In wireless communications systems, copies of a transmitted signal arriving at a receiver can cause problems with the receiver's ability to accurately decode the transmitted signal. The multiple copies of the transmitted signal arriving at the receiver may be caused by reflections of the transmitted signal arriving at the receiver at different times due to different distances traveled by the different reflections. This phenomenon is commonly referred to as multipath.
In a receiver of a spread spectrum communications system, the individual paths in the multipath can often be combined to help improve the signal quality of the received signal and therefore improve the probability of accurately decoding the information received. This can be accomplished by the use of a rake receiver, which has a plurality of fingers, wherein each one of the fingers can be assigned to track an individual path of the multipath, to demodulate a version of the received signal (the received signal from each finger may be slightly different due to distortion induced by reflections) from the assigned path in the multipath. The various versions of the received signal demodulated by the fingers may then be combined to produce a single received signal that may be of better quality than any single received signal from any one of the individual paths.

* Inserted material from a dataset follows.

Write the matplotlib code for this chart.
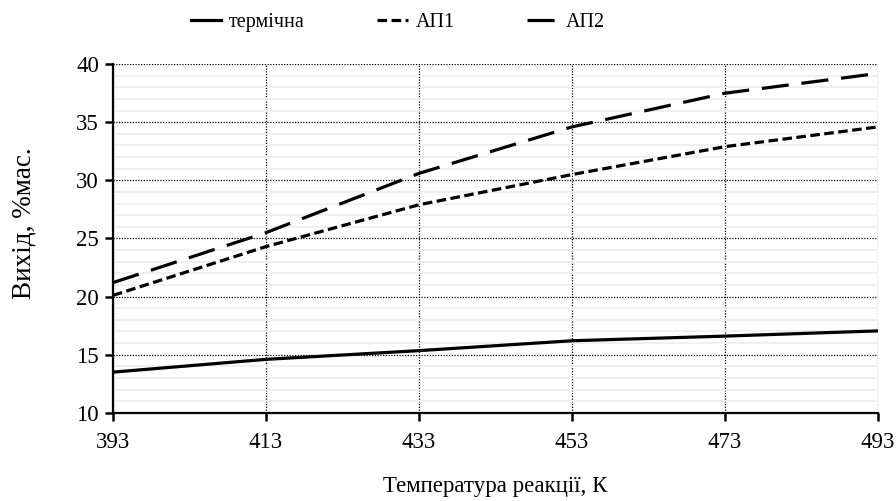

However, since in many applications, receivers are placed in small wireless devices, resources (such as the number of fingers in a rake receiver, overall processing power, and so forth) can be limited due to size, power, and cost constraints. Additionally, improper assignment of fingers to paths can result in multiple fingers being assigned to the same path. This may arise from the assignment of fingers to paths that are too close to one another, and then, through timing adjustments, one (or more) of the fingers moving closer and closer to a single path until all involved fingers are demodulating the same path.
Furthermore, the operating environment for a wireless device can rapidly change due to movement of the wireless device. The changes in the operating environment can change the number and the position of the individual paths in the multipath. The receiver needs to be able to detect the changes in the paths and make changes to the finger assignments in a timely manner. Therefore, the management of the finger resources (i.e., assigning fingers to paths, determining which paths to demodulate and which paths to ignore, and so on) can be a vital factor in the overall performance of the receiver.
One prior art technique continuously monitors the strength of the path and allocates fingers to a path if its strength is greater than a specified threshold. Another prior art technique compares the strength of various paths and can either allocate a finger to the strongest path or change an assignment for a finger from an existing path to the strongest path. Yet another prior art technique maintains a time separation between fingers by not permitting a timing adjustment that can result in a spacing between fingers that is less than permitted.
One disadvantage of the prior art is that the continuous monitoring of the paths and their strengths may require a large bank of correlators or a matched filter to perform the monitoring. The continuous operation of the large bank of correlators or a matched filter may consume a large amount of power, which can reduce the battery life of a wireless device.
A second disadvantage of the prior art is that the comparison of the strengths of the various paths and the allocation of a finger to demodulate the strongest path does not perform well in the presence of a fading channel.